Simultaneous with the work of Cuvier came that of his equally distinguished contemporary Bichat (1771–1802), who, while Cuvier was studying principally the organs, directed his attention to the tissues of which the organs are composed. Bichat took a step further than Cuvier. He founded the Department of Histology or Microscopic Anatomy of organs. This line of analysis was, in 1839–40, carried still further by Schwann and Schleiden, who showed that the tissues are composed of cells. All anatomy since 1840 has been greatly modified and influenced by this cell theory.

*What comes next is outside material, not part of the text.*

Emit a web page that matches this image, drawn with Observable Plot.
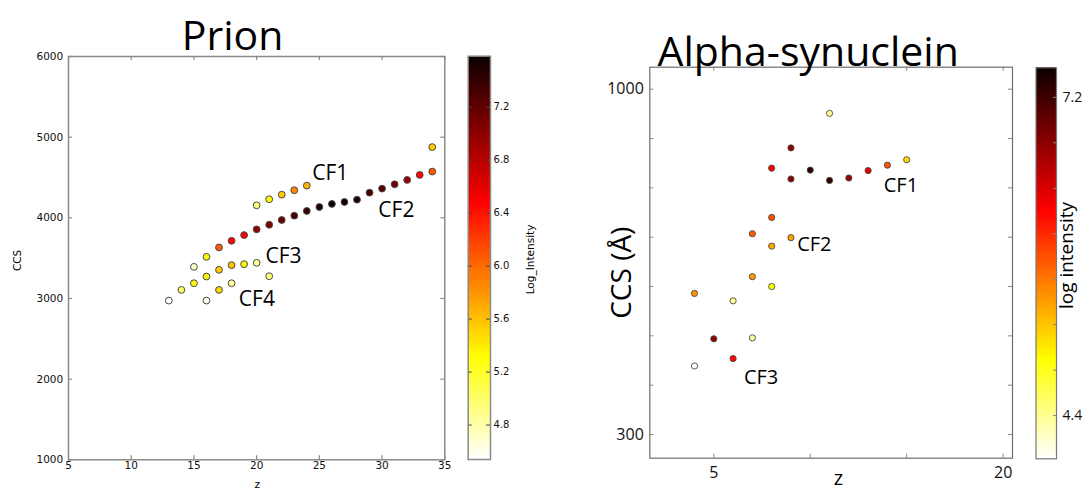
<!DOCTYPE html>
<html><head><meta charset="utf-8">
<script src="https://cdn.jsdelivr.net/npm/d3@7"></script>
<script src="https://cdn.jsdelivr.net/npm/@observablehq/plot@0.6"></script>
<style>
body{margin:0;background:#fff}
#wrap{position:relative;width:1083px;height:490px;overflow:hidden;background:#fff}
</style>
</head><body><div id="wrap"></div>
<script>
// ---------- Prion data ----------
const prionZ = [20,21,22,23,24,34,
  15,16,17,18,19,20,21,22,23,24,25,26,27,28,29,30,31,32,33,34,
  13,14,15,16,17,18,19,20,
  16,17,18,21];
const prionCCS = [4155,4230,4287,4342,4399,4877,
  3392,3516,3633,3715,3786,3857,3914,3973,4026,4085,4134,4172,4196,4225,4312,4362,4416,4470,4532,4573,
  2974,3106,3189,3272,3355,3413,3425,3442,
  2974,3106,3189,3276];
const prionLogI = [4.95,5.35,5.55,5.85,5.65,5.55,
  4.7,5.3,6.05,6.45,6.5,6.95,7.05,7.15,7.3,7.4,7.5,7.55,7.55,7.5,7.3,7.25,7.1,6.95,6.45,6.1,
  4.55,5.0,5.3,5.35,5.55,5.6,5.35,4.85,
  4.6,5.5,4.85,4.95];
const prionLabelText = ["CF1","CF2","CF3","CF4"];
const prionLabelZ = [24.43,29.7,20.71,18.58];
const prionLabelCCS = [4463,4008,3437,2901];
const prionXTicks = [5,10,15,20,25,30,35];
const prionYTicks = [1000,2000,3000,4000,5000,6000];
const prionLogDomain = [4.54,7.585];
const prionCbTicks = [4.8,5.2,5.6,6.0,6.4,6.8,7.2];

// ---------- Alpha-synuclein data ----------
const synZ =   [11,9,8,10,9,11,12,13,14,15, 8,7,9,8,7,8,4,6, 5,7,6,4];
const synCCS = [951,881,840,836,818,815,820,835,846,857, 740,707,699,682,620,600,586,571, 494,496,454,439];
const synLogI = [4.4,6.75,6.25,7.3,6.8,7.3,6.75,6.35,5.8,5.1, 5.8,5.75,5.38,5.35,5.4,4.9,5.45,4.4, 6.8,4.35,6.2,4.05];
const synLabelText = ["CF1","CF2","CF3"];
const synLabelZ = [13.81,9.32,6.56];
const synLabelCCS = [791,673,403];
const synXTicks = [5,10,15,20];
const synXLabels = [5,20];
const synYTicks = [300,400,500,600,700,800,900,1000];
const synYLabels = [300,1000];
const synLogDomain = [4.02,7.46];
const synCbTicks = [4.4,4.8,5.2,5.6,6.0,6.4,6.8,7.2];
const synCbLabels = [4.4,7.2];

// ---------- helpers ----------
function hotR(t){
  const s = 1 - Math.max(0, Math.min(1, t));
  const r = Math.min(1, 0.0416 + s*(1-0.0416)/0.365079);
  const g = Math.max(0, Math.min(1, (s-0.365079)/(0.746032-0.365079)));
  const b = Math.max(0, Math.min(1, (s-0.746032)/(1-0.746032)));
  return d3.rgb(r*255, g*255, b*255).formatHex();
}
function cells(domain, n){
  const [a,b] = domain, step = (b-a)/n;
  return d3.range(n).map(i => ({a: a+i*step, b: Math.min(b, a+(i+1.6)*step), v: a+(i+0.5)*step}));
}
function innerTicks(xt, yt, iw, ih, len, stroke, sw){
  return [
    Plot.ruleX(xt, {x: d=>d, insetTop: ih-len, stroke, strokeWidth: sw}),
    Plot.ruleX(xt, {x: d=>d, insetBottom: ih-len, stroke, strokeWidth: sw}),
    Plot.ruleY(yt, {y: d=>d, insetRight: iw-len, stroke, strokeWidth: sw}),
    Plot.ruleY(yt, {y: d=>d, insetLeft: iw-len, stroke, strokeWidth: sw})
  ];
}
const wrap = document.getElementById("wrap");
function place(el, left){
  el.style.position = "absolute"; el.style.left = left + "px"; el.style.top = "0px";
  wrap.appendChild(el);
}
const baseStyle = {fontFamily:"DejaVu Sans", fontSize:"10.5px", color:"#111", background:"transparent", overflow:"visible"};

// ---------- Prion panel ----------
const prionData = prionZ.map((z,i) => ({z, ccs: prionCCS[i], logI: prionLogI[i]}));
const prionLabels = prionLabelText.map((t,i) => ({text:t, z: prionLabelZ[i], ccs: prionLabelCCS[i]}));
const prionColor = {type:"linear", domain: prionLogDomain, interpolate: hotR, clamp: true};
const PL = {W:460, H:490, l:68, t:56, r:15.7, b:30.7};
const prion = Plot.plot({
  width: PL.W, height: PL.H, marginLeft: PL.l, marginTop: PL.t, marginRight: PL.r, marginBottom: PL.b,
  x: {domain:[5,35]}, y: {domain:[1000,6000]}, color: prionColor,
  style: baseStyle,
  marks: [
    ...innerTicks(prionXTicks, prionYTicks, PL.W-PL.l-PL.r, PL.H-PL.t-PL.b, 4, "#888", 1.2),
    Plot.frame({stroke:"#8a8a8a", strokeWidth:1.5}),
    Plot.axisX({ticks: prionXTicks, tickSize:0, tickPadding:2.2, label:null, tickFormat: d=>String(d), fill:"#111"}),
    Plot.axisY({ticks: prionYTicks, tickSize:0, tickPadding:5.3, label:null, tickFormat: d=>String(d), fill:"#111"}),
    Plot.dot(prionData, {x:"z", y:"ccs", fill:"logI", r:3.4, stroke:"#4a4a4a", strokeWidth:1}),
    Plot.text(prionLabels, {x:"z", y:"ccs", text:"text", textAnchor:"start", lineAnchor:"bottom", fontSize:21, fontFamily:"Open Sans", fill:"#000"}),
    Plot.text(["Prion"], {text:d=>d, frameAnchor:"top", textAnchor:"middle", lineAnchor:"bottom", dx:-24, dy:-6.7, fontSize:41, fontFamily:"Open Sans", fill:"#000"}),
    Plot.text(["CCS"], {text:d=>d, frameAnchor:"left", textAnchor:"middle", lineAnchor:"middle", rotate:-90, dx:-51, dy:2.3, fill:"#000"}),
    Plot.text(["z"], {text:d=>d, frameAnchor:"bottom", textAnchor:"middle", lineAnchor:"bottom", dx:0.7, dy:28, fill:"#000"})
  ]
});
place(prion, 0);

const PC = {W:80, H:490, l:7.7, t:55.7, r:50, b:31};
const prionCb = Plot.plot({
  width: PC.W, height: PC.H, marginLeft: PC.l, marginTop: PC.t, marginRight: PC.r, marginBottom: PC.b,
  y: {domain: prionLogDomain}, color: prionColor,
  style: baseStyle,
  marks: [
    Plot.rect(cells(prionLogDomain, 400), {y1:"a", y2:"b", fill:"v", shapeRendering:"crispEdges"}),
    Plot.ruleY(prionCbTicks, {y:d=>d, insetLeft: PC.W-PC.l-PC.r-4, stroke:"#444"}),
    Plot.ruleY(prionCbTicks, {y:d=>d, insetRight: PC.W-PC.l-PC.r-4, stroke:"#444"}),
    Plot.frame({stroke:"#8a8a8a", strokeWidth:1.5}),
    Plot.axisY({anchor:"right", ticks: prionCbTicks, tickSize:0, tickPadding:3, label:null, tickFormat: d=>d.toFixed(1), fill:"#111", fontSize:10}),
    Plot.text(["Log_Intensity"], {text:d=>d, frameAnchor:"right", textAnchor:"middle", lineAnchor:"middle", rotate:-90, dx:39.7, dy:1.6, fontSize:10.5, fill:"#000"})
  ]
});
place(prionCb, 460);

// ---------- Alpha-synuclein panel ----------
const synData = synZ.map((z,i) => ({z, ccs: synCCS[i], logI: synLogI[i]}));
const synLabels = synLabelText.map((t,i) => ({text:t, z: synLabelZ[i], ccs: synLabelCCS[i]}));
const synColor = {type:"linear", domain: synLogDomain, interpolate: hotR, clamp: true};
const SL = {W:470, H:490, l:89.3, t:66.7, r:18, b:32.3};
const syn = Plot.plot({
  width: SL.W, height: SL.H, marginLeft: SL.l, marginTop: SL.t, marginRight: SL.r, marginBottom: SL.b,
  x: {domain:[1.682,20.485]}, y: {domain:[252,1044.6]}, color: synColor,
  style: {...baseStyle, fontFamily:"Open Sans", fontSize:"16px"},
  marks: [
    ...innerTicks(synXTicks, synYTicks, SL.W-SL.l-SL.r, SL.H-SL.t-SL.b, 4, "#888", 1),
    Plot.frame({stroke:"#6e6e6e", strokeWidth:1.2}),
    Plot.axisX({ticks: synXLabels, tickSize:0, tickPadding:8.3, label:null, tickFormat: d=>String(d), fill:"#111"}),
    Plot.axisY({ticks: synYLabels, tickSize:0, tickPadding:6, label:null, tickFormat: d=>String(d), fill:"#111"}),
    Plot.dot(synData, {x:"z", y:"ccs", fill:"logI", r:3.1, stroke:"#4a4a4a", strokeWidth:0.9}),
    Plot.text(synLabels, {x:"z", y:"ccs", text:"text", textAnchor:"start", lineAnchor:"bottom", fontSize:20, fontFamily:"Open Sans", fill:"#000"}),
    Plot.text(["Alpha-synuclein"], {text:d=>d, frameAnchor:"top", textAnchor:"middle", lineAnchor:"bottom", dx:-23, dy:-1.7, fontSize:41, fontFamily:"Open Sans", fill:"#000"}),
    Plot.text(["CCS (Å)"], {text:d=>d, frameAnchor:"left", textAnchor:"middle", lineAnchor:"middle", rotate:-90, dx:-27.8, dy:10, fontSize:28, fill:"#000"}),
    Plot.text(["z"], {text:d=>d, frameAnchor:"bottom", textAnchor:"middle", lineAnchor:"bottom", dx:7.4, dy:26.3, fontSize:20, fill:"#000"})
  ]
});
place(syn, 560);

const SC = {W:53, H:490, l:5.5, t:67.3, r:27, b:31.7};
const synCb = Plot.plot({
  width: SC.W, height: SC.H, marginLeft: SC.l, marginTop: SC.t, marginRight: SC.r, marginBottom: SC.b,
  y: {domain: synLogDomain}, color: synColor,
  style: {...baseStyle, fontFamily:"Open Sans", fontSize:"14px"},
  marks: [
    Plot.rect(cells(synLogDomain, 400), {y1:"a", y2:"b", fill:"v", shapeRendering:"crispEdges"}),
    Plot.ruleY(synCbTicks, {y:d=>d, insetLeft: SC.W-SC.l-SC.r-3, stroke:"#888"}),
    Plot.frame({stroke:"#777", strokeWidth:1.2}),
    Plot.axisY({anchor:"right", ticks: synCbLabels, tickSize:0, tickPadding:6, label:null, tickFormat: d=>d.toFixed(1), fill:"#111"}),
    Plot.text(["log intensity"], {text:d=>d, frameAnchor:"right", textAnchor:"middle", lineAnchor:"middle", rotate:-90, dx:10.4, dy:-7.8, fontSize:19, fill:"#000"})
  ]
});
place(synCb, 1030);
</script>
</body></html>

Having gained some knowledge of the construction of animals and plants, it is natural that the next step should relate to the process of building. Since it is known that all animals and plants start in a relatively simple microscopic rudiment—a seed or an egg—we wish to know, farther, something about the series of steps by which this simple rudiment is converted into the highly complex organism. This line of study is called Embryology or Development. As early as 1769, Wolff showed the true nature of development, viz., that it is an actual process of construction, and not simply the expansion of a preformed miniature, as was quite generally believed in his time. But Von Baer (1792–1876), is regarded as the founder of the modern ideas of development. He showed that all the organs and tissues in the bodies of animals proceed from three first-formed layers of cells or the germ-layers and that corresponding tissues come from the same one of the three layers in all animals above the very lowest. The facts of development, taken in connection with the doctrine of organic evolution, have greatly influenced the progress of anatomy. Comparative anatomy, especially, has been the gainer. The comparative structure of animals assumes new meaning when we understand that the higher animals are connected by a series of gradations with the lower ones, and that the higher animals present many fundamental features of resemblance to the lower ones in very early stages of their development.
This is, briefly, the story of the rise of anatomy. It shows how the study began with a narrow aim,—that of making known the structure of the human body for the use of medical men; then, after various vicissitudes, how it was broadened and deepened to include the structure of all living beings; and how, finally, the story of the development of life was added to that of its structure. Anatomy has thus come to be an important department of biology.
Let us now see what are its principal subdivisions: We must, of course, have descriptive and surgical anatomy for medical men. We must also have physiological anatomy to understand the workings of the organs. We must have microscopical anatomy in health, which is called histology, and in disease, which is called pathology.
The study of comparative anatomy is important to the zoologist and botanist. In these connections, it is usually called morphology, a name contrasted with physiology. In the broad sense, this includes the construction of all plants and animals from the simplest to the highest. Finally, we have anatomy for artists.
But it is all too large a field to be even systematically outlined here. For a knowledge of the facts of anatomy one must consult special books. Gray's and Quain's Anatomies are the ones most used at present by medical students. For comparative anatomy of vertebrates, the manuals of Gegenbaur and Weidershehn are recommended. For general morphology, Thompson's Zoology and Parker and Haswell's Text-book of Zoology are among the best. For comparative anatomy of invertebrates, see Lang's Text-book of Comparative Anatomy.